Saturday, Jan. 8 began brightly, in the Lynnhurst gymnasium with coffee-swilling parents and giggly, athletic, clumsy, clueless, gifted sixth-grade girls. It was the first basketball game of the season for the 12-U LARC Laser Cats, who this morning were edged 46–2, and whose performance undoubtedly had the Cats’ parents clawing for a new coach, i.e., anyone but me. So. I was feeling good and sorry for myself even before I got home and turned on the news.
It came oozing out of Tucson like an oil spill of all of humanity’s ills, and didn’t let up. Even when the sound was turned down, the noise was every where, humming along under everything. By 8 p.m. I was cabin-fevered and itching for a better reality, so I hit the bars in search for something meaningful; I needed a drink.
After stops at Kings and the Driftwood Char Bar to see friends, I landed at the Cabooze, where a bunch of friends were in the middle of staging their annual tribute to “The Last Waltz,” Martin Scorsese‘s mythic concert film about The Band’s last gig, with the likes of Eric Clapton, Joni Mitchell, Van Morrison and Bob Dylan. The Cabooze was packed, all the way back to the giant black-and-white Elvis Presley and Chuck Berry placards that lord over the place. I said some hellos and grabbed a spot up front by the soundboard and the soundman, who was from Green Bay and rooting hard for the Packers the next day.
Here I would like to report that the night’s mood could favorably be compared to the one at the Turf Club a couple nights after 9/11, when Ike Reilly came in and saved the day for about 30 shell-shocked survivors, but it wasn’t.
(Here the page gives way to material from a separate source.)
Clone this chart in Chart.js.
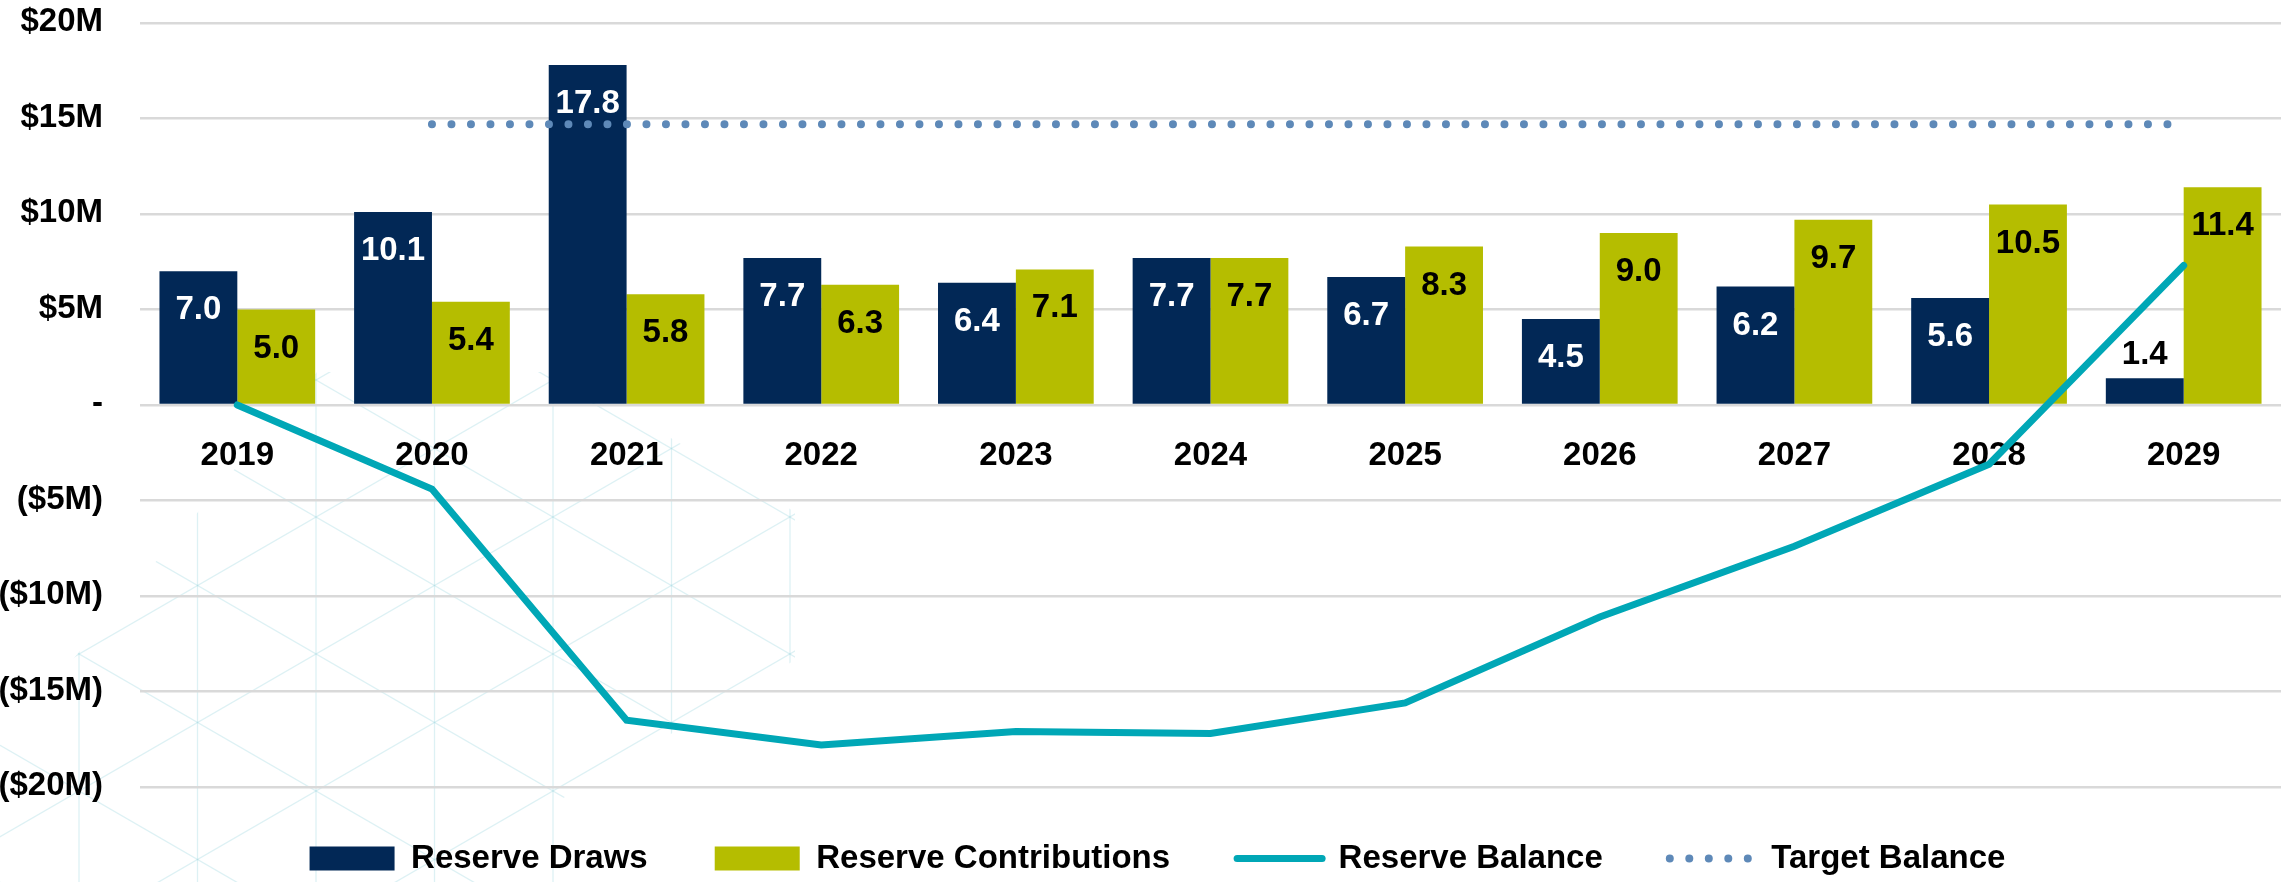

The crowd at the Cabooze has been through a lot in the last 10 years; we’re getting good at knowing when and how to turn off the noise and transcend it in churches of our own making.
So when Dan Israel as Dylan stepped up to the microphone and sang, “May God bless you and keep you always/May your wishes all come true/May you always do for others/And let others do for you,” I leaned hard against the stage and thought of those people in Tucson and my wife and kids at home. It was “Forever Young,” the song Dylan penned for his son, Jakob, which has been covered countless times, most notably by Neil Young, The Pretenders, John Doe and Rod Stewart. It’s most recent incarnation finds the Band and Dylan’s bluegrass version in a Pepsi commercial and as the theme song for the awful yuppie soap opera “Parenthood.”
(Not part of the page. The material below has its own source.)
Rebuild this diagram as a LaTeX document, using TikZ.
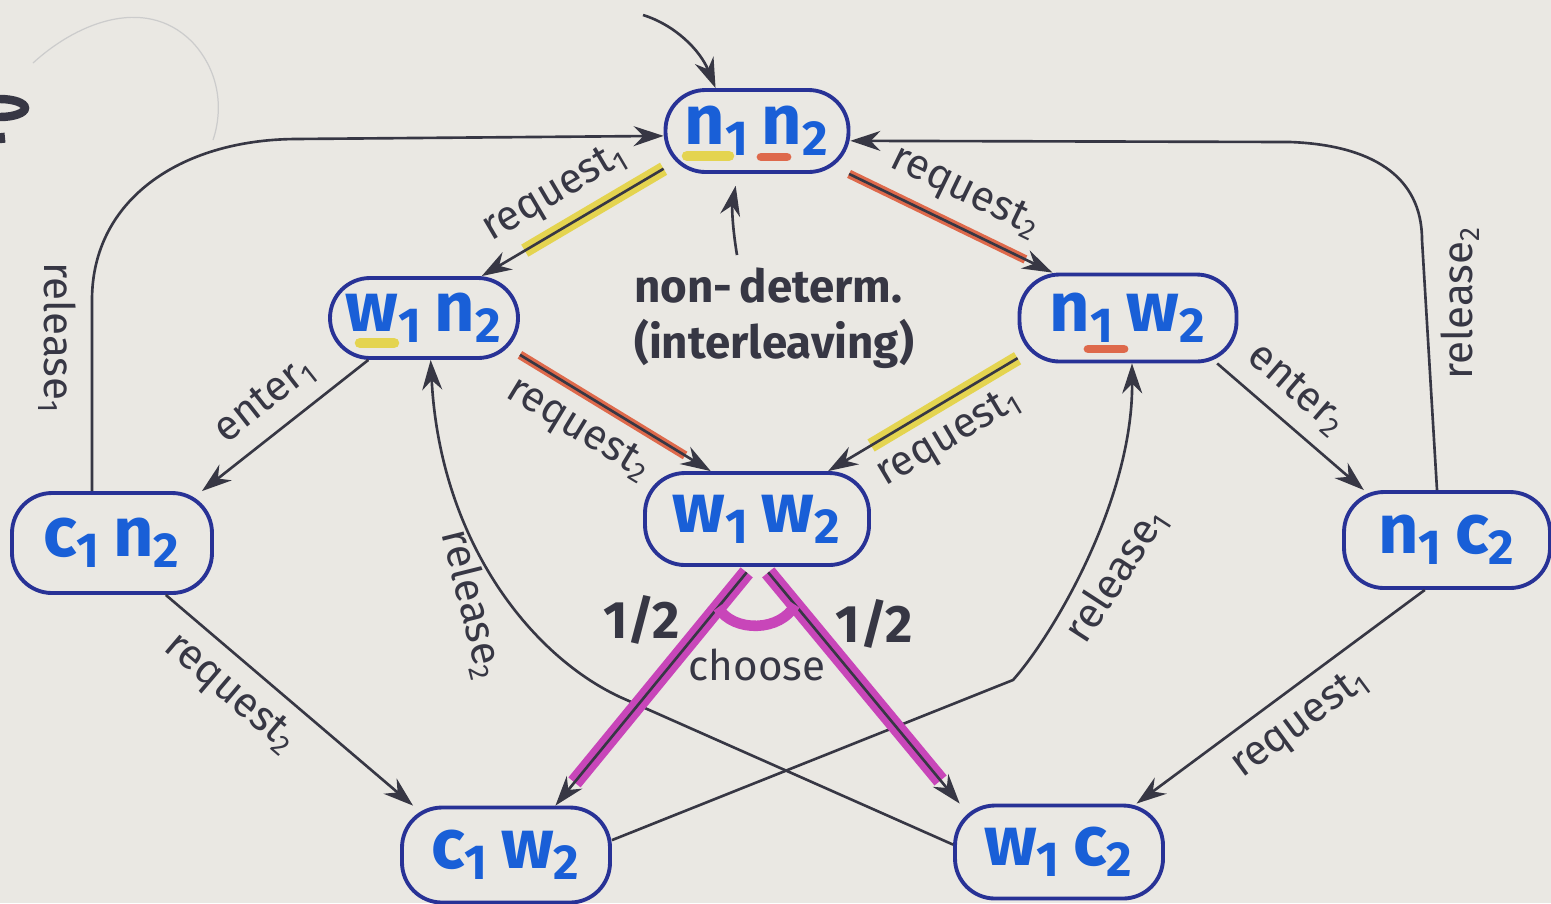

This night, Israel reclaimed it for the father-son prayer it is, while simultaneously seizing the moment and remaking it into a very bright star on a very dark night across America. He tilted his head toward the heavens and howled the “forever youngs” into the mic and into the night, as if he was trying to rouse his young family sleeping a few miles away.
That is to say he sang it strong and spirited and as a reminder for all gathered and concerned that when there is darkness there is always light; that the two things are not mutually exclusive; and that a day that starts in horror can end in healing — not bad lessons to keep in mind as we enter these, the darkest days of winter, the historically coldest week of the year.
Postscript: The Laser Cats bounced back the next game, losing 36–11, though it was much closer and we only shot at the other team’s basket once. Before the game, the ref gathered the players and coaches and explained the significance of playing at a park named after Martin Luther King, Jr. that weekend. Laser Cats were as impressed as Laser Cats can be at 10 a.m. on a frozen Saturday morning.
Jim Walsh lives and grew up in East Harriet.